Pizarro set Atahualpa’s ransom at a room full of gold. It was soon paid. But fearing to let him go, the Spanish—against Pizarro’s wishes—executed Atahualpa and installed his brother Túpac Huallpa as a puppet ruler. When Túpac died suddenly, another brother, Manco Inca, took the throne and allied himself with the Spanish. Meanwhile, the Spanish under Pizarro and Hernando de Soto (who later explored what is now the American Southwest) managed to conquer the Incan capital of Cuzco with the support of some tribes seeking to overthrow Incan rule. At this point many tribes joined the Spaniards, helping defeat a number of Incan rebellions.

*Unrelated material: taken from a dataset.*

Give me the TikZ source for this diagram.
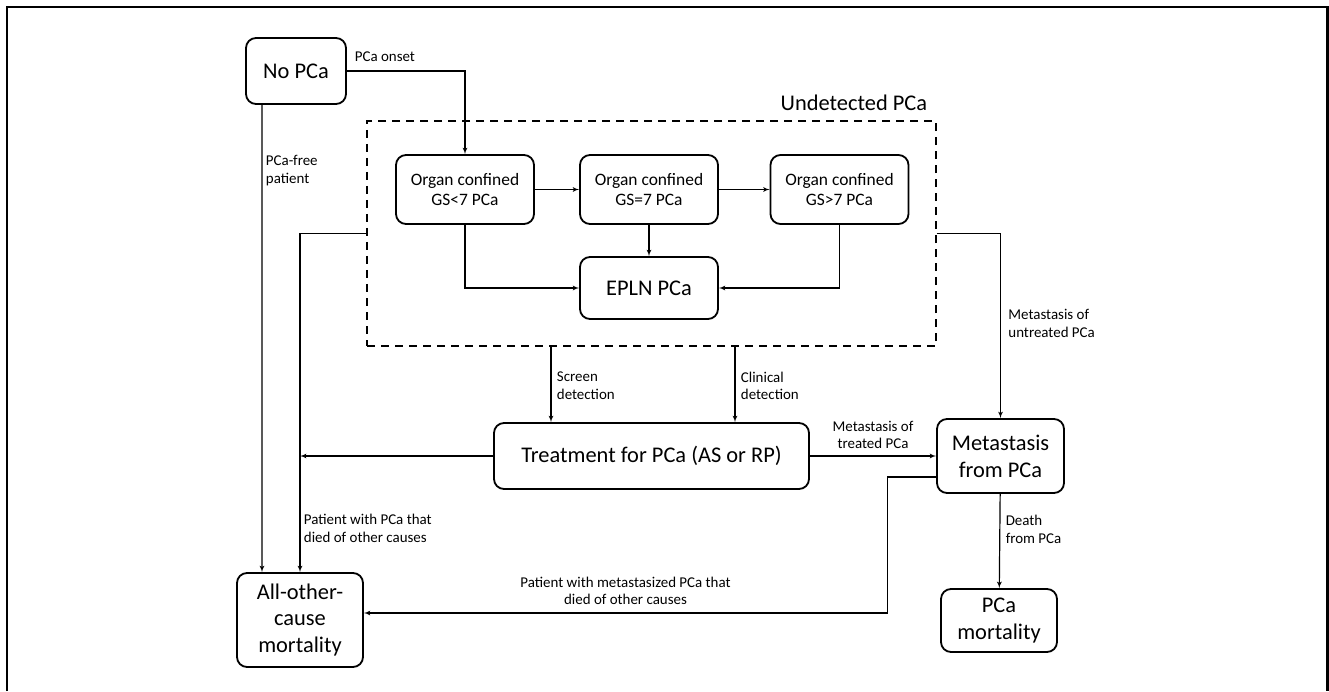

Thus, forty years after Columbus’s first voyage, Spain had conquered the two mighty New World empires, precipitating what seemed to be an inexhaustible flow of gold and silver.
The Latecomers
The Spanish and Portuguese not only established New World colonies well before any other European nation; the Spanish also claimed by far the richest areas. The latecomers could settle a few Caribbean islands, but mostly they had to be content with the “leftover” Northern Hemisphere.
The French
Amazingly, Italy played no role in the exploration of the New World despite the fact that Italians dominated the ranks of the initial voyagers. The first of the “Spanish” explorers was the Genoan Cristóbal Colón. The
first “English” explorer was the Venetian Giovanni Caboto. And the first “French” explorer was the Florentine Giovanni da Verrazzano.
Although neglected by Western historians until the 1950s, Verrazzano sailed west with the backing of King Francis I of France in 1524 and explored the Atlantic Coast from Newfoundland to the Carolinas, entering both New York Harbor and Narragansett Bay. On a second voyage, in 1527, Verrazzano went south and explored the coast of Brazil, returning with a cargo of brazilwood, a fine hardwood. In 1528 he made a third voyage, exploring Florida and the Bahamas before going ashore on Guadeloupe. There he was set upon and eaten on the beach by Caribs while his horrified companions looked on from their ship, too far from shore to intervene.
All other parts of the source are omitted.